I sommersi e i trasfigurati: una chance per tutti noi

Partecipanti al convegno del monastero di BoseI SOMMERSI E I TRASFIGURATI: UNA CHANCE PER TUTTI NOI

La Stampa, 18 settembre 2007

«La bellezza salverà il mondo», scriveva Dostoevskij, ispirandosi a una tradizione millenaria. Per i Padri della Chiesa ortodossa, la bellezza «salva» perché è una trasfigurazione dello spettatore. Agisce su chi la contempla come la trasfigurazione di Cristo. Dà la capacità di vedere la struttura spirituale e cristallina delle cose, al di là delle parvenze materiali. Ma non è solo questo, ad ascoltare le relazioni dei dottissimi partecipanti - da Kallistos Ware a André Louf, da Michel van Parys al vescovo Ilarion Alfeev di Vienna, da Christos Yannaras a Ghelian Prochorov -, il messaggio del convegno del monastero di Bose su La trasfigurazione di Cristo nella tradizione spirituale ortodossa, che si concluderà domani: una kermesse ecumenica, aperta dai messaggi del Patriarca di Costantinopoli e di quello di Mosca oltre che delle massime autorità pontificie, tra cui i cardinali Sodano, Bertone e Kasper. Se è vero, come ha ribadito il priore Enzo Bianchi, che «la trasfigurazione è un mistero di trasformazione: il nostro corpo e questa creazione sono chiamati a diventare altro», se dunque la Metamorphosis sul monte Tabor adombra la possibilità di metamorfosi di tutti noi, ecco che l’attualità del tema emerge anche in chiave politico-ecclesiastica. Quasi tutti i relatori indicano una convergenza fra le letture orientale e occidentale dell’episodio narrato dai sinottici, solo apparentemente rinnegata nei secoli: prima con la scolastica, poi alla vigilia della caduta di Costantinopoli in mano turca, con la controversia palamita.

Una sorta di - forse involontaria - strumentalizzazione politica delle differenze tra culture religiose bizantina e russa da un lato, occidentale dall’altro, che invece hanno sempre formato una sola civiltà spirituale.

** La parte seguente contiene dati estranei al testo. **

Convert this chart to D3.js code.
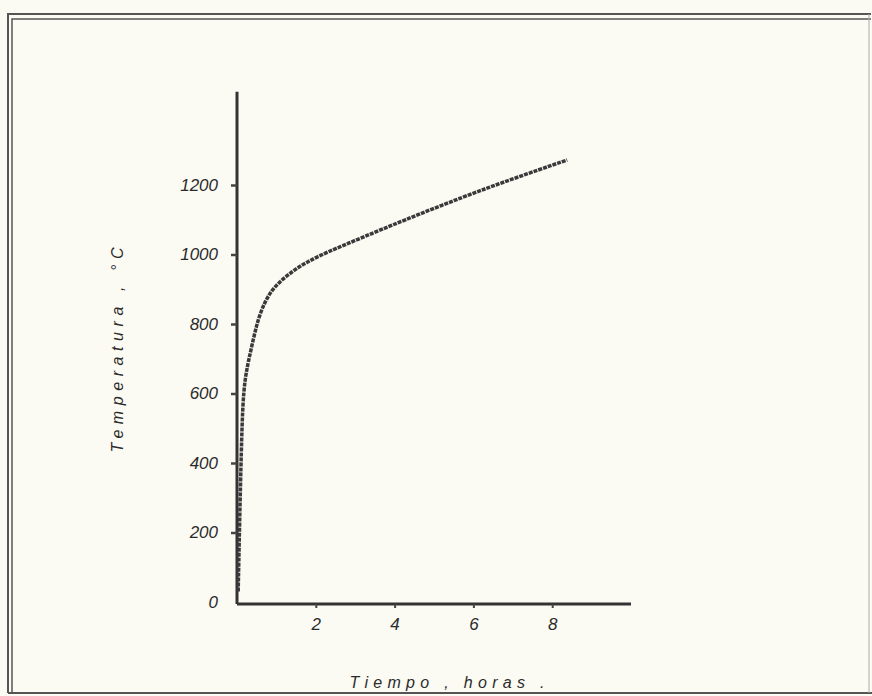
<!DOCTYPE html>
<html>
<head>
<meta charset="utf-8">
<script src="https://cdn.jsdelivr.net/npm/d3@7"></script>
<style>
  body { margin: 0; background: #fbfbf4; }
  text { font-family: "Liberation Sans", Arial, sans-serif; font-style: italic; fill: #2b2b2b; }
</style>
</head>
<body>
<div id="chart"></div>
<script>
/*
 * data
 */
const hours = [0.03, 0.08, 0.12, 0.15, 0.2, 0.28, 0.41, 0.53, 0.71, 0.96, 1.4, 1.8, 2.23, 3.2, 4.2, 5.74, 7.0, 8.38]
const temps = [30, 300, 480, 573, 639, 688, 754, 812, 866, 910, 952, 980, 1004, 1050, 1097, 1166, 1218, 1272]
const xTicks = [2, 4, 6, 8]
const yTicks = [0, 200, 400, 600, 800, 1000, 1200]
const xTitle = 'Tiempo , horas .'
const yTitle = 'Temperatura , °C'

/*
 * svg + frame
 */
const w = 872
const h = 696
const svg = d3.select('#chart')
  .append('svg')
  .attr('width', w)
  .attr('height', h)

svg.append('rect')
  .attr('width', w).attr('height', h)
  .style('fill', '#fbfbf4')

// double border like the scanned page
const frame = svg.append('g').style('fill', 'none').style('stroke', '#555')
frame.append('path')
  .attr('d', 'M8,693 V14 H871')
  .style('stroke-width', 2)
frame.append('path')
  .attr('d', 'M12,693 V19 H871')
  .style('stroke-width', 1.5)
frame.append('line')
  .attr('x1', 8).attr('x2', 872).attr('y1', 693).attr('y2', 693)
  .style('stroke-width', 2)
frame.append('line')
  .attr('x1', 869).attr('x2', 869).attr('y1', 14).attr('y2', 693)
  .style('stroke-width', 1).style('stroke', '#aaa')

/*
 * scales
 */
const x = d3.scaleLinear().domain([0, 10]).range([237, 631])
const y = d3.scaleLinear().domain([0, 1200]).range([602, 185])
const yTop = 1468

const data = hours.map((d, i) => ({ t: d, v: temps[i] }))

/*
 * axes
 */
const xAxis = svg.append('g')
  .attr('transform', `translate(0,${y(0) + 2})`)
  .call(d3.axisBottom(x).tickValues(xTicks).tickSize(4).tickPadding(10).tickFormat(d3.format('d')))
xAxis.select('.domain').attr('d', `M${x(0)},0H${x(10)}`)

const yAxis = svg.append('g')
  .attr('transform', `translate(${x(0)},0)`)
  .call(d3.axisLeft(y).tickValues(yTicks).tickSize(6).tickPadding(13).tickFormat(d3.format('d')))
yAxis.select('.domain').attr('d', `M0,${y(0) + 2}V${y(yTop)}`)

svg.selectAll('.domain')
  .style('stroke', '#333')
  .style('stroke-width', 3)
svg.selectAll('.tick line')
  .style('stroke', '#444')
  .style('stroke-width', 2.5)
xAxis.selectAll('.tick line').style('stroke-width', 2)
svg.selectAll('.tick text')
  .style('font-size', '17px')
  .style('fill', '#2b2b2b')
yAxis.selectAll('.tick').filter(d => d === 0).select('line').remove()

/*
 * axis titles
 */
svg.append('text')
  .attr('x', 447).attr('y', 688)
  .attr('text-anchor', 'middle')
  .attr('textLength', 195)
  .style('font-size', '16px')
  .text(xTitle)

svg.append('text')
  .attr('transform', 'translate(123,350) rotate(-90)')
  .attr('text-anchor', 'middle')
  .attr('textLength', 205)
  .style('font-size', '16px')
  .text(yTitle)

/*
 * the curve
 */
const line = d3.line()
  .x(d => x(d.t))
  .y(d => y(d.v))
  .curve(d3.curveBasis)

svg.append('path')
  .datum(data)
  .attr('d', line)
  .style('fill', 'none')
  .style('stroke', '#3a3a3a')
  .style('stroke-width', 3.5)
  .style('stroke-dasharray', '4,1')
</script>
</body>
</html>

Se l’interpretazione della trasfigurazione come divinizzazione del cuore è quanto mai viva in occidente, dove culmina con Pietro il Venerabile, la presunta cupezza della mistica occidentale si ritrova in realtà nelle espressioni più alte della recente mistica ortodossa. Per Serafim di Sarov come per gli starcy di Optina la visione della luce è in realtà visione del buio; per quel resistente alla violenza stalinista che fu Silvano dell’Athos «l’esperienza della trasfigurazione deve passare attraverso la notte della disperazione». C’è insomma una faccia nascosta della tradizione ascetica, che è comune a tutte le chiese e che può essere riassunta dalla celebre frase: «Tieni lo spirito all’inferno e non disperare». La trasfigurazione si oppone allora a quella «sfigurazione» dell’umanità novecentesca - e non solo - che è l’inferno della guerra.